A Moonlit Picnic in a Victorian Village

A sepia-colored photograph of a Victorian mansion
Photo credit: Rafael Gonzalez. CC BY-NC 2.0.

It’s a great time to be a living history museum comprised of grand Victorian homes, especially one located off a major freeway in the second-biggest city in the country. The Heritage Square Museum in Los Angeles is seizing on this advantage, offering physically distanced seasonal events that include a “Victorian Mourning Faire” exploring the era’s spiritualist practices and a Halloween night picnic that promises “haunting music, mysterious visitations, goodie bags and social distancing.” Both events have already sold out, with ticket proceeds benefitting the museum’s restoration and preservation.

A Time-Warping How-To

A black-and-white photograph of someone in formal dress operating a Victrola

Another museum it’s good to be this time of year: one focused on the founder of the company that created the victrola. But spooky old-fashioned records will be just one of the features at the Johnson Victrola Museum’s virtual Halloween event, a “how-to historic theater presentation” called “Mischief Managed: Throwing a Hotsy-Totsy Halloween Bash.” An interpreter at the museum will take viewers back to 1927 with period-appropriate tips on costumes, party games, foods, and treats to distribute. If you’re eager to escape through the hatch door of history for a while, this might be your best bet. October 30 at 6 pm; details here.

A Scientific Bridge to the Supernatural

A moon visible behind bare trees
Photo credit: Avery Lewis on Unsplash

If for you the scariest part of Halloween is all the unverified claims of spirits, zombies, and ghouls among us, the Cleveland Museum of Natural History has something for your skeptical soul.
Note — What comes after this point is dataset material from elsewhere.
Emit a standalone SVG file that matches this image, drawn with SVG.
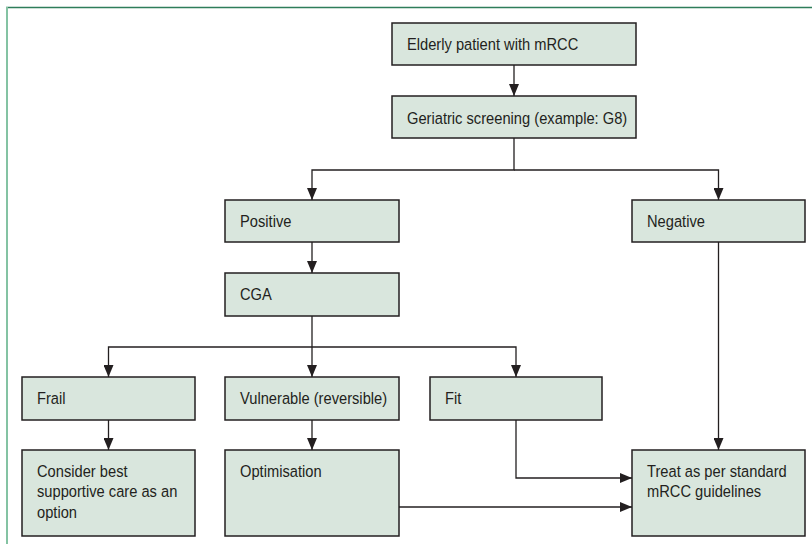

Its “Holocene Halloween” celebration includes a virtual curator-led event on “the ‘what if’ and ‘how’ of the undead” based on real science, and an in-person astronomy observation that will “explore the astronomical origin of the holiday we now call Halloween.” Details here.

A Pumpkin Palooza

A giant pumpkin displayed with a card identifying it as 822 pounds
Photo credit: Andrew Dallos. CC BY-NC-ND 2.0.

Your local patch is great, but surely it can’t match the pumpkiny splendor of what the New York Botanical Garden has planned. The garden constructs a path lined with “plentiful pumpkins and hordes of gourds” on its grounds the whole month of October, culminating in the arrival of giant pumpkins—some of the largest in the world, weighing in at over two thousand pounds, in fact—near the end of the month. These showstoppers are tended by “elite growers” in collaboration with the Great Pumpkin Commonwealth, another organization that must be in its high season. Details here.

A Skull Adoption Ceremony

A historical skull on display

The International Museum of Surgical Science in Chicago hosts its annual gala on Halloween, with a slate of virtual programming and silent auctions in its place this year. One of the centerpieces is an “Adopt-a-Skull Auction,” where bidders can choose from an array of historical human skulls to “adopt,” (in the Adopt-a-Highway sense—the skulls will not leave the museum). Sadly the auction has already passed, but more silent auctions are still up for grabs. Details here.

A Shadow Puppet Master Class

A shadow puppet show taking place behind a sheet
Photo credit: Andrew Parnell. CC BY 2.0.

Shadow puppets are a great stay-at-home activity for Halloween, but you might want to step it up from the same-old flapping bird hand puppet. If so, the Ballard Institute and Museum of Puppetry at the University of Connecticut has you covered, with a workshop led by students in the university’s puppet arts program. The workshop will go through the basics of constructing a shadow screen and puppets so you can “effectively tell the ghoulish story of your choice.” October 23 at 6 pm; details here.